Is there any official documentation for internalType?

EDIT: and then it seems like user-defined value types are another can of worms that needs addressing.

xaviarias commented 1 year ago

I just noticed something with the default example ABI JSON in abi-to-sol. The internal type is struct Magic but the type is tuple[]. It can't possibly be an array and a struct/tuple at the same time. Do you know if this is a mistake or what is going on here? If it were a tuple[] I would expect something like struct Magic[].

Is it something we should be worried about or could it be an bug in the Solidity generator? Doesn't make any sense to me, and while trying to compile the generated Solidity, doesn't produce any ABI file. Would't surprise me if there's not a direct 1-to-1 conversion from ABI to sol.

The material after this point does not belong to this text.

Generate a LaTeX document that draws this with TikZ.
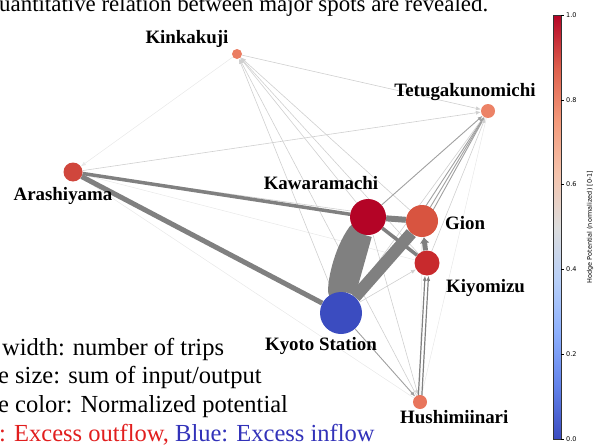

Is there any official documentation for internalType?

Not apart from the one I mentioned before.

EDIT: and then it seems like user-defined value types are another can of worms that needs addressing.

What do you mean by user defined types, structs?

esaulpaugh commented 1 year ago

I mean the type aliasing feature in Solidity. UDVTs example (also taken from abi-to-sol):

{
  "inputs": [
    {
      "internalType": "Int",
      "name": "i",
      "type": "int256"
    },
    {
      "internalType": "UDVTs.Uint",
      "name": "u",
      "type": "uint256"
    },
    {
      "internalType": "Other.Bool",
      "name": "b",
      "type": "bool"
    }
  ],
  "name": "fnoo",
  "outputs": [],
  "stateMutability": "pure",
  "type": "function"
}

(set Solidity version to ^0.8.20)

xaviarias commented 1 year ago

Indeed this should also be addressed, and seems to play in favor of keeping internalType as a simple string. WDYT?

esaulpaugh commented 1 year ago

A String makes the most sense to me right now. Anything beyond that will require more careful consideration which I will have more time for after this release.

esaulpaugh commented 1 year ago

New release:

SHA-256 (headlong-9.3.0.jar): e57756aa1c9a00d1805661f69599f62f29685a80fdcd62112ed78c41ee935f51

Thanks for the suggestion. Let me know if you have any more!